What to work on => Look through the data below. Pick out the lines holding the string "that".

=====

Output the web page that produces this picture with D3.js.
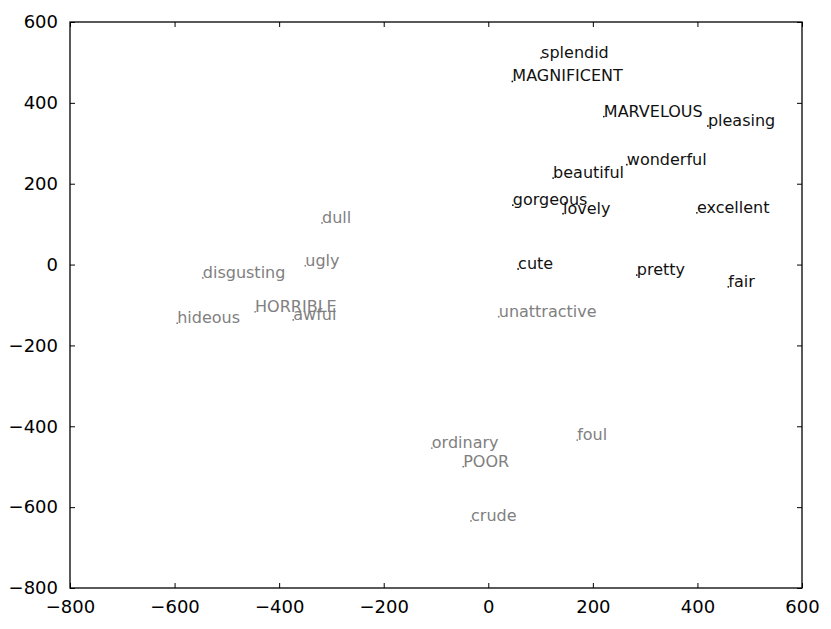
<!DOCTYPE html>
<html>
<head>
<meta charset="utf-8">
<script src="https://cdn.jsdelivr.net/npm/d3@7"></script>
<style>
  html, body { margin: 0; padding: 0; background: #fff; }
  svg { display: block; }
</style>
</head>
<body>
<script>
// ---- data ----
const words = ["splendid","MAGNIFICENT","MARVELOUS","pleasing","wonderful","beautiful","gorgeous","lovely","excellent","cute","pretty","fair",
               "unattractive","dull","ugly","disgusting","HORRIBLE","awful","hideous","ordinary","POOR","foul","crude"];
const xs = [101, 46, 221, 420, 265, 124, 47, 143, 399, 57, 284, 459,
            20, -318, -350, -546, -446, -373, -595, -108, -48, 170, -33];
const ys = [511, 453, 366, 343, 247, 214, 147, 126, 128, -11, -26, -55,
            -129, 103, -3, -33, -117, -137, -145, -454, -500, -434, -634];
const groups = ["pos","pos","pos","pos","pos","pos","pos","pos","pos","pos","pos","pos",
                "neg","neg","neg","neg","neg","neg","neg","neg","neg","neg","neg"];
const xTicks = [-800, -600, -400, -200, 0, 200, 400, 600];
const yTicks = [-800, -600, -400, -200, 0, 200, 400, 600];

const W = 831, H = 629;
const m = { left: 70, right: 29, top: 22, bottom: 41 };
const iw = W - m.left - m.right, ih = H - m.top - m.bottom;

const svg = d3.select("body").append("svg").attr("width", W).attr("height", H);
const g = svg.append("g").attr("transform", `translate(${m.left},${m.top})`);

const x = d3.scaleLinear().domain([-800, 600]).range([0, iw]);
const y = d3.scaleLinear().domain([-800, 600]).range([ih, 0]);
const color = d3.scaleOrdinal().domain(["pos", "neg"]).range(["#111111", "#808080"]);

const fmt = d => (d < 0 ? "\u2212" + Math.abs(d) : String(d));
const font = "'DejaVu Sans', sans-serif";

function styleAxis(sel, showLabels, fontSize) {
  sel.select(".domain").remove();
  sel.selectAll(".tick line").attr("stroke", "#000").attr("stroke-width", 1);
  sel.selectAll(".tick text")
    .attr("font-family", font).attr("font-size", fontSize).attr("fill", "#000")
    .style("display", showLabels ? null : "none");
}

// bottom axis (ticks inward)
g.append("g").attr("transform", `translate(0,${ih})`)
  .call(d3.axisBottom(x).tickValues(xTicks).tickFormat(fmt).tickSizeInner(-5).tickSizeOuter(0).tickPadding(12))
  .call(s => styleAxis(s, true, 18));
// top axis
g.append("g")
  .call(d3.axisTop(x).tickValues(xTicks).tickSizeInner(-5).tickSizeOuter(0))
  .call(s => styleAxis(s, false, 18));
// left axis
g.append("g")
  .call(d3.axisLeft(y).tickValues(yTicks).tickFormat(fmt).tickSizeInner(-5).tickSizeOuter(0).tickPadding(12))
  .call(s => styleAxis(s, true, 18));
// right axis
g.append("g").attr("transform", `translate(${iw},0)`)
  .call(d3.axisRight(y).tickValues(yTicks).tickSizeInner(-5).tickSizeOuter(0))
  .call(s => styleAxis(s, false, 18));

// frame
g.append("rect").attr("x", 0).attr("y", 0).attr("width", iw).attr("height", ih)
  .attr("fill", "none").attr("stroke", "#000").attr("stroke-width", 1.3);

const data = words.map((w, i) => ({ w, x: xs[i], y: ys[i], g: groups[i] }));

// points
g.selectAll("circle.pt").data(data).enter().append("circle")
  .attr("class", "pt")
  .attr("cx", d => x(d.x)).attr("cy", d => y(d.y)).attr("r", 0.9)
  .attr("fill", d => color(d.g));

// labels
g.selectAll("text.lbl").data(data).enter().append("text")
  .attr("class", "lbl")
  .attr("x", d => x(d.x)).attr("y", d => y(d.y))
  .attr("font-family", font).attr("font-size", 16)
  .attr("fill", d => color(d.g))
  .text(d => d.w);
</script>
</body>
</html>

=====

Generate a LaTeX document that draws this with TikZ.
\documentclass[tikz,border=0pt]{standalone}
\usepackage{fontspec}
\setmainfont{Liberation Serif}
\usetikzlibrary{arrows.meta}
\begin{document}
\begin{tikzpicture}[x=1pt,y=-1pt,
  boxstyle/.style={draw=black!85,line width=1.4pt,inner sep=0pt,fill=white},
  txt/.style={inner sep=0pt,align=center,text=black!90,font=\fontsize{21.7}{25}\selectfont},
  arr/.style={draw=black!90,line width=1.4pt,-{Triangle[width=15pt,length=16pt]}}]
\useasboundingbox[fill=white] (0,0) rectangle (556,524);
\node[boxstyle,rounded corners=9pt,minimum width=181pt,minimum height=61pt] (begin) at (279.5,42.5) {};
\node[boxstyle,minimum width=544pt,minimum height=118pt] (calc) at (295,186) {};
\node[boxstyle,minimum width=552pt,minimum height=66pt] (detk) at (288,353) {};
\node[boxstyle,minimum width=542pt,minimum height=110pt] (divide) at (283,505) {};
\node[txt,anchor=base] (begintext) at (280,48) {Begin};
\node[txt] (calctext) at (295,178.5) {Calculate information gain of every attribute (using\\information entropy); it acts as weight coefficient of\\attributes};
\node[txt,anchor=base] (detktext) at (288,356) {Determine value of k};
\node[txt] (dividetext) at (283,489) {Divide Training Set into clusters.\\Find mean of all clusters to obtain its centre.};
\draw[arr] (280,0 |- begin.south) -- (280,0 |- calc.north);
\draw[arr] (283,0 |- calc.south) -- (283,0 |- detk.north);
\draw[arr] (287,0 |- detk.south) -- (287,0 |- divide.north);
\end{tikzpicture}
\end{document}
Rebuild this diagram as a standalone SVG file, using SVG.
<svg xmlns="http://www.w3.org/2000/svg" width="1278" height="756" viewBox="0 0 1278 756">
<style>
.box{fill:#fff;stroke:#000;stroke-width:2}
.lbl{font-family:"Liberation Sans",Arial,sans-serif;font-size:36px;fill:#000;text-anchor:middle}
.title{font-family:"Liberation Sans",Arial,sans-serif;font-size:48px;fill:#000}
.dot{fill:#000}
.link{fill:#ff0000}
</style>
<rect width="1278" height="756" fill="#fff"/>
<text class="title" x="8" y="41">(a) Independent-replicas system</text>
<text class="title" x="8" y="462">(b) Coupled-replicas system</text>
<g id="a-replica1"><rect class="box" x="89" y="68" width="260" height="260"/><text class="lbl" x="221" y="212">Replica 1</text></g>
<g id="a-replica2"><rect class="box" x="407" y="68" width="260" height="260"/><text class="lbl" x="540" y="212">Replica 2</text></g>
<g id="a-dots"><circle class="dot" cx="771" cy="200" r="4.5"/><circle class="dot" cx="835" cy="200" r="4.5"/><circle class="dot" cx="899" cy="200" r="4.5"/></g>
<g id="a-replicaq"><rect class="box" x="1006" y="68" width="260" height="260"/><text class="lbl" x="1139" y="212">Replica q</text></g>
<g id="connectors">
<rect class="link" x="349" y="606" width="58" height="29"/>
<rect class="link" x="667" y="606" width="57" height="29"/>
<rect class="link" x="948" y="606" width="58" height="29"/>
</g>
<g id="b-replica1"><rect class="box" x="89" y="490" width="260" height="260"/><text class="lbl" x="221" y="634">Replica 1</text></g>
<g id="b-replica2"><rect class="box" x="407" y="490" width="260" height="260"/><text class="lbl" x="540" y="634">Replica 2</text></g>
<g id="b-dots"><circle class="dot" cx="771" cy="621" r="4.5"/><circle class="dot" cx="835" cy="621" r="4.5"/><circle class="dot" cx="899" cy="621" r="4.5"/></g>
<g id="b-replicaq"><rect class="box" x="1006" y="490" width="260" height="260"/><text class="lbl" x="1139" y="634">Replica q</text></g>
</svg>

=====

Result of this exercise =>
Output the web page that produces this picture with D3.js.
Generate a LaTeX document that draws this with TikZ.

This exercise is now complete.